まかり間違っても、「虫が好きすぎて、大学を中退して、虫取り網片手にアフリカへと向かう」みたいなオチであっちゃならないんです。クライアントが許しません。クライアントが報われません。

……CMって、難しい!

感覚でとらえる民俗学

ここ最近は、「日本の民俗の世界を、感覚でとらえることはできないか」なんてことを考えています。

どこの学問もそうだと思うけど、日本民俗学は学問だから、知識と論理をもとに語られるんですね。知識をもとにして論理的に考察を進める。結論には根拠が必要で、そのためには知識が必要で、根拠となる知識は、多ければ多い方がいい。

だけど、僕は学者ではなく、物書きなのです。あんまりそういった「知識と理論」に偏り過ぎるのもどうなんだろう、なんて考えるのです。ちょっと堅くないかな、って。

もっと感覚的なとらえ方をしたっていいんじゃないかしら。「これ、おもしろい」「美しい」「ワクワクする」「なんか怖い」、そういった、感覚的なものを中心にして文を書きたい。

いわば「それってあなたの感想ですよね?」ってやつですね。

……感想で悪いか!

でも、僕が作っているZINE「民俗学は好きですか?」は論文でも教科書でもなく、「読み物」です。「正しい」よりも「おもしろい」を重視して作っているわけです。

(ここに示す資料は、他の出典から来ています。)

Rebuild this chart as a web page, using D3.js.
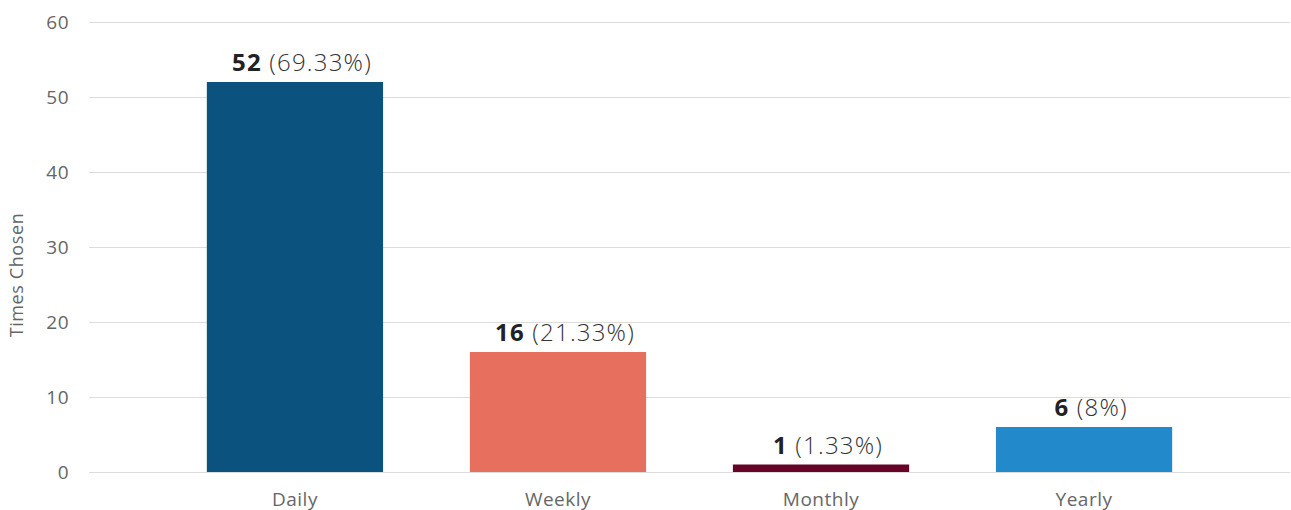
<!DOCTYPE html>
<html>
<head>
<meta charset="utf-8">
<script src="https://cdn.jsdelivr.net/npm/d3@7"></script>
<style>
  html, body { margin: 0; padding: 0; background: #fff; }
  svg { display: block; font-family: "Open Sans", "Noto Sans", sans-serif; }
</style>
</head>
<body>
<svg id="chart" width="1291" height="510"></svg>
<script>
// Frequency choices and how many times each was picked
const categories = ["Daily", "Weekly", "Monthly", "Yearly"];
const counts = [52, 16, 1, 6];
const percentLabels = ["69.33%", "21.33%", "1.33%", "8%"];
const barColors = ["#0b537e", "#e76f5d", "#650426", "#228acb"];
const yTicks = [0, 10, 20, 30, 40, 50, 60];
const yTitle = "Times Chosen";

(function draw() {
  const svg = d3.select("#chart");
  const plotLeft = 89, plotRight = 1290, plotTop = 22, plotBottom = 472;

  const x = d3.scaleBand()
    .domain(categories)
    .range([plotLeft, plotRight])
    .paddingInner(0.33)
    .paddingOuter(0.448);

  const y = d3.scaleLinear().domain([0, 60]).range([plotBottom, plotTop]);

  // horizontal gridlines
  svg.append("g")
    .selectAll("line")
    .data(yTicks)
    .join("line")
    .attr("x1", plotLeft).attr("x2", plotRight)
    .attr("y1", d => y(d) + 0.5).attr("y2", d => y(d) + 0.5)
    .attr("stroke", "#dcdcdc")
    .attr("stroke-width", 1);

  // y axis labels
  const yAxis = d3.axisLeft(y).tickValues(yTicks).tickSize(0).tickPadding(0);
  const yg = svg.append("g").attr("transform", `translate(${plotLeft - 20},0)`).call(yAxis);
  yg.select(".domain").remove();
  yg.selectAll("text")
    .attr("font-size", 19)
    .attr("letter-spacing", 0.5)
    .attr("fill", "#666")
    .attr("font-family", "Open Sans, sans-serif");

  // y axis title
  svg.append("text")
    .attr("transform", "translate(23,275) rotate(-90)")
    .attr("text-anchor", "middle")
    .attr("font-size", 18)
    .attr("letter-spacing", 0.6)
    .attr("fill", "#666")
    .text(yTitle);

  // x axis labels
  const xAxis = d3.axisBottom(x).tickSize(0).tickPadding(0);
  const xg = svg.append("g").attr("transform", `translate(0,${plotBottom + 20})`).call(xAxis);
  xg.select(".domain").remove();
  xg.selectAll("text")
    .attr("font-size", 19)
    .attr("letter-spacing", 0.5)
    .attr("fill", "#666")
    .attr("font-family", "Open Sans, sans-serif");

  // bars
  svg.append("g")
    .selectAll("rect")
    .data(categories)
    .join("rect")
    .attr("x", d => x(d))
    .attr("width", x.bandwidth())
    .attr("y", (d, i) => y(counts[i]))
    .attr("height", (d, i) => y(0) - y(counts[i]))
    .attr("fill", (d, i) => barColors[i]);

  // value labels above the bars
  const labels = svg.append("g")
    .selectAll("text")
    .data(categories)
    .join("text")
    .attr("x", d => x(d) + x.bandwidth() / 2 + 7)
    .attr("y", (d, i) => y(counts[i]) - 11)
    .attr("text-anchor", "middle")
    .attr("font-size", 24)
    .attr("letter-spacing", 1.2)
    .attr("fill", "#222");

  labels.append("tspan")
    .attr("font-weight", 700)
    .text((d, i) => counts[i]);
  labels.append("tspan")
    .attr("font-weight", 300)
    .attr("fill", "#333")
    .text((d, i) => " (" + percentLabels[i] + ")");
})();
</script>
</body>
</html>
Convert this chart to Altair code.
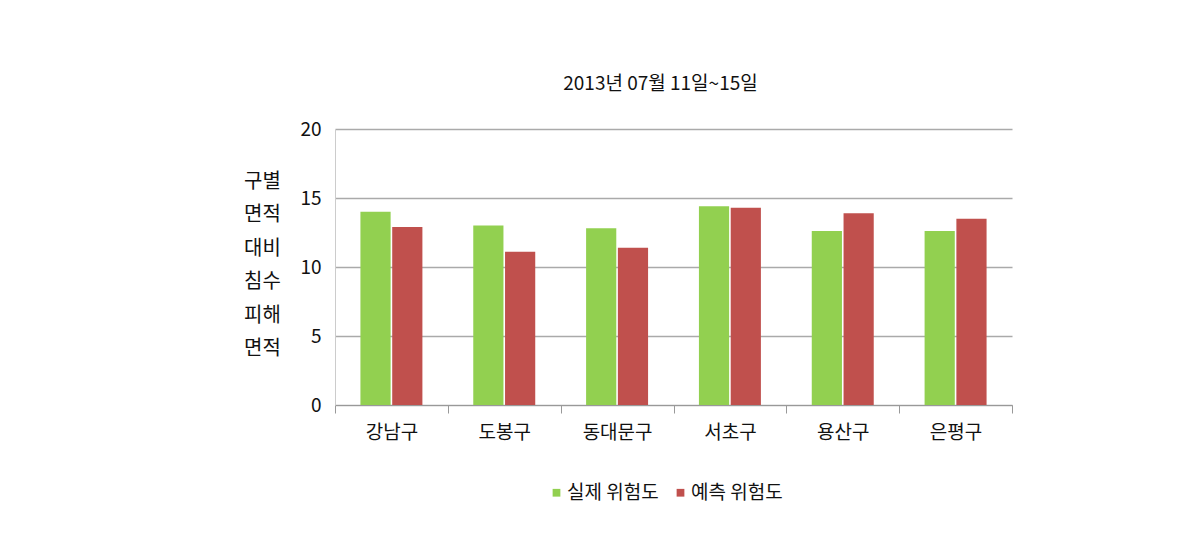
import altair as alt
import pandas as pd

districts = ["강남구", "도봉구", "동대문구", "서초구", "용산구", "은평구"]
actual = [14.0, 13.0, 12.8, 14.4, 12.6, 12.6]
predicted = [12.9, 11.1, 11.4, 14.3, 13.9, 13.5]
series = ["실제 위험도", "예측 위험도"]
colors = ["#92D050", "#C0504D"]

rows = []
for d, a, p in zip(districts, actual, predicted):
    rows.append({"구": d, "계열": series[0], "값": a})
    rows.append({"구": d, "계열": series[1], "값": p})
df = pd.DataFrame(rows)

FONT = "Noto Sans CJK KR"

chart = alt.Chart(df).mark_bar().encode(
    x=alt.X("구:N", sort=districts, title=None,
            scale=alt.Scale(paddingInner=0, paddingOuter=0),
            axis=alt.Axis(labelAngle=0, labelFontSize=19, labelFont=FONT,
                          labelColor="#111", labelPadding=10,
                          tickBand="extent", tickSize=8, tickColor="#999",
                          domainColor="#999", grid=False)),
    xOffset=alt.XOffset("계열:N", sort=series,
                        scale=alt.Scale(paddingInner=0.05, paddingOuter=0.8)),
    y=alt.Y("값:Q", scale=alt.Scale(domain=[0, 20]),
            axis=alt.Axis(values=[0, 5, 10, 15, 20], labelFontSize=19,
                          labelFont=FONT, labelColor="#111", labelPadding=14,
                          tickSize=0, domainColor="#ccc", gridColor="#aaa",
                          gridWidth=1.3,
                          title=["구별", "면적", "대비", "침수", "피해", "면적"],
                          titleAngle=0, titleFontSize=20, titleFont=FONT,
                          titleFontWeight="normal", titleColor="#111",
                          titleAlign="center", titleBaseline="top",
                          titleX=-73, titleY=42, titleLineHeight=33.5)),
    color=alt.Color("계열:N", sort=series,
                    scale=alt.Scale(domain=series, range=colors),
                    legend=alt.Legend(title=None, orient="none",
                                      direction="horizontal",
                                      legendX=212, legendY=354,
                                      symbolType="square", symbolSize=60,
                                      symbolStrokeWidth=0,
                                      labelFontSize=19, labelFont=FONT,
                                      labelColor="#111", columnPadding=12,
                                      labelOffset=1)),
).properties(
    width=677, height=276,
    background="white",
    title=alt.TitleParams("2013년 07월 11일~15일", fontSize=19, font=FONT,
                          fontWeight="normal", color="#111", offset=26,
                          dx=-13),
    padding={"left": 327, "top": 121, "right": 160, "bottom": 110},
    autosize=alt.AutoSizeParams(type="none"),
).configure_view(stroke="transparent", strokeWidth=0)

chart.save("out.html", embed_options={"renderer": "svg", "actions": False})
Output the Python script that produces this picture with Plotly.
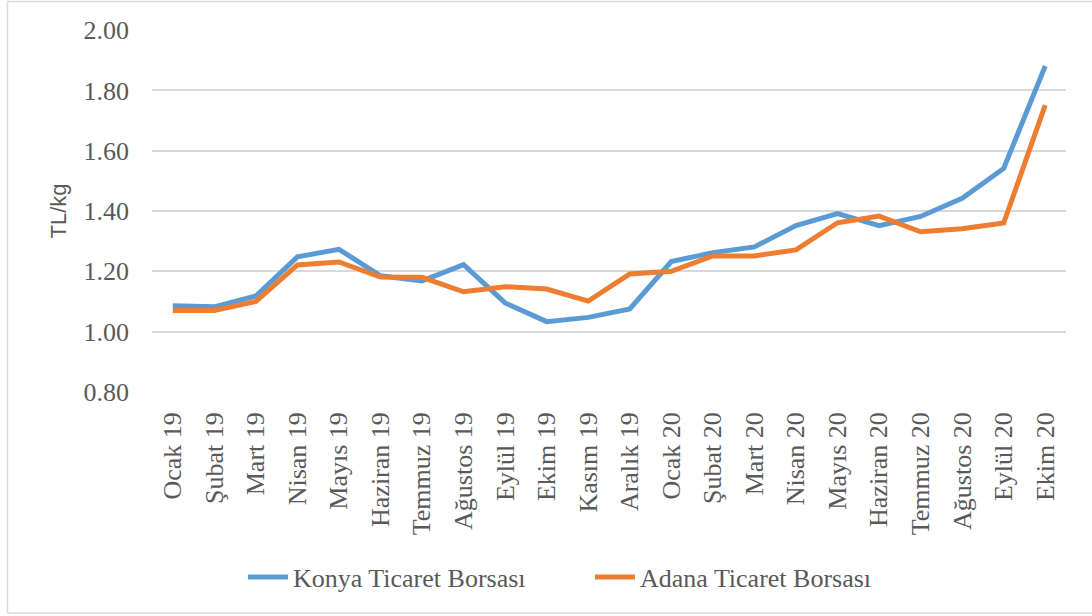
import plotly.graph_objects as go

months = ["Ocak 19", "Şubat 19", "Mart 19", "Nisan 19", "Mayıs 19", "Haziran 19",
          "Temmuz 19", "Ağustos 19", "Eylül 19", "Ekim 19", "Kasım 19", "Aralık 19",
          "Ocak 20", "Şubat 20", "Mart 20", "Nisan 20", "Mayıs 20", "Haziran 20",
          "Temmuz 20", "Ağustos 20", "Eylül 20", "Ekim 20"]

konya = [1.086, 1.082, 1.118, 1.248, 1.273, 1.185, 1.168, 1.222, 1.095, 1.033,
         1.047, 1.075, 1.232, 1.262, 1.281, 1.352, 1.391, 1.351, 1.382, 1.442,
         1.541, 1.881]
adana = [1.070, 1.070, 1.100, 1.221, 1.231, 1.181, 1.180, 1.132, 1.149, 1.141,
         1.101, 1.191, 1.200, 1.251, 1.251, 1.271, 1.361, 1.383, 1.331, 1.341,
         1.360, 1.751]

y_ticks = [0.8, 1.0, 1.2, 1.4, 1.6, 1.8, 2.0]
y_tick_labels = ["0.80", "1.00", "1.20", "1.40", "1.60", "1.80", "2.00"]

L, R, T, B = 152, 26, 30, 224
W, H = 1092, 616
pw, ph = W - L - R, H - T - B

fig = go.Figure()
fig.add_trace(go.Scatter(x=months, y=konya, mode="lines", name="Konya Ticaret Borsası",
                         line=dict(color="#5B9BD5", width=5)))
fig.add_trace(go.Scatter(x=months, y=adana, mode="lines", name="Adana Ticaret Borsası",
                         line=dict(color="#ED7D31", width=5)))

serif = "Liberation Serif, Times New Roman, serif"

fig.update_layout(
    width=W, height=H,
    margin=dict(l=L, r=R, t=T, b=B, autoexpand=False),
    paper_bgcolor="white", plot_bgcolor="white",
    font=dict(family=serif, color="#595959", size=26),
    showlegend=True,
    legend=dict(orientation="h", x=(590 - L) / pw, xanchor="center",
                y=(H - B - 577) / ph, yanchor="middle",
                font=dict(family=serif, size=26, color="#595959"),
                bgcolor="rgba(0,0,0,0)", itemwidth=40, entrywidth=292,
                tracegroupgap=0),
    xaxis=dict(type="category", range=[-0.5, len(months) - 0.5], tickangle=-90,
               showgrid=False, zeroline=False, showline=False, ticks="",
               tickfont=dict(family=serif, size=26, color="#595959"),
               ticklabelstandoff=14, automargin=False),
    yaxis=dict(range=[0.7995, 2.0005], tickvals=y_ticks, ticktext=y_tick_labels,
               showgrid=True, gridcolor="#D9D9D9", gridwidth=1.5, zeroline=False,
               showline=False, ticks="", tickfont=dict(family=serif, size=26, color="#595959"),
               ticklabelstandoff=22, automargin=False,
               title=dict(text="TL/kg", standoff=10,
                          font=dict(family="Liberation Sans, Arial, sans-serif", size=22,
                                    color="#595959"))),
)

fig.add_shape(type="rect", xref="paper", yref="paper",
              x0=(7.5 - L) / pw, x1=(1100 - L) / pw,
              y0=(H - B - 613) / ph, y1=(H - B - 1.5) / ph,
              line=dict(color="#D9D9D9", width=1.5), fillcolor="rgba(0,0,0,0)", layer="below")

fig.write_html("out.html", config={"displayModeBar": False},
               post_script="document.body.style.margin='0';document.body.style.overflow='hidden';")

それに、昔の人たちは身の回りの世界を、知識や理屈ではなく、もっと感覚的にとらえていたはずなのです。「この神社にはこんな祭神がいて、こんな歴史があって」なんて堅苦しいことは考えずに、「なんかここ、めっちゃ神々しい!」という感覚で拝んでいたはず。

そんなことを考えながら、この前、某刑場跡を訪れました。

場所を具体的に書かないのは、僕がそこに対していい印象を持っていないからです。

駅を降りたってから、「その場所」に近づくにつれて、なんだか空気がひずんでいるような感覚を覚えました。

空気がひずんでいて、なんだか一刻も早くそこを離れたい、そんな気持ち。歩くだけで、なんだかげっそりと疲れる、不思議な感覚。そこに住んでいる人からすれば、すごい失礼な話。

……たしかに僕は、「日本の民俗の世界を、知識や理屈ではなく、感覚でとらえたい」とは言いました。

……「霊感が欲しい」とは言ってない!

まあ、これはいわゆる「霊感」とは違うと思うけど。

なぜなら、うちの地元にも「処刑場跡」はあるんだけど、そこへ行っても特に何も感じないからです。

地元の処刑場跡って場所は今はすっかりおしゃれな街なのです。

霊感がついたのならば、地元の処刑場跡を自転車で通るたびに、霊に憑りつかれて眩暈だ吐き気だに襲われてないと、おかしい。

つまり、これは霊感なんてたいそうなものではなく、ただ街になんとなく漂う当時の「雰囲気」をオーバーに感じてしまってるだけなのでしょう。

でも、これこそ「感覚でつかむ民俗世界」ってヤツなのでは?

昔の人たちは知識や理屈ではなく、「この辺、なんか不気味な場所だなぁ」と何となく感じて、処刑場だの墓場だのを作ったはず。

僕もそんな風に、民俗の世界を感覚でとらえていきたい。

でも、そうやって感覚でとらえた世界を、ほかの人にも伝わるように表現するためには、それこそ知識や理屈が必要なのです。

やっぱり、ちゃんと勉強しないとなぁ。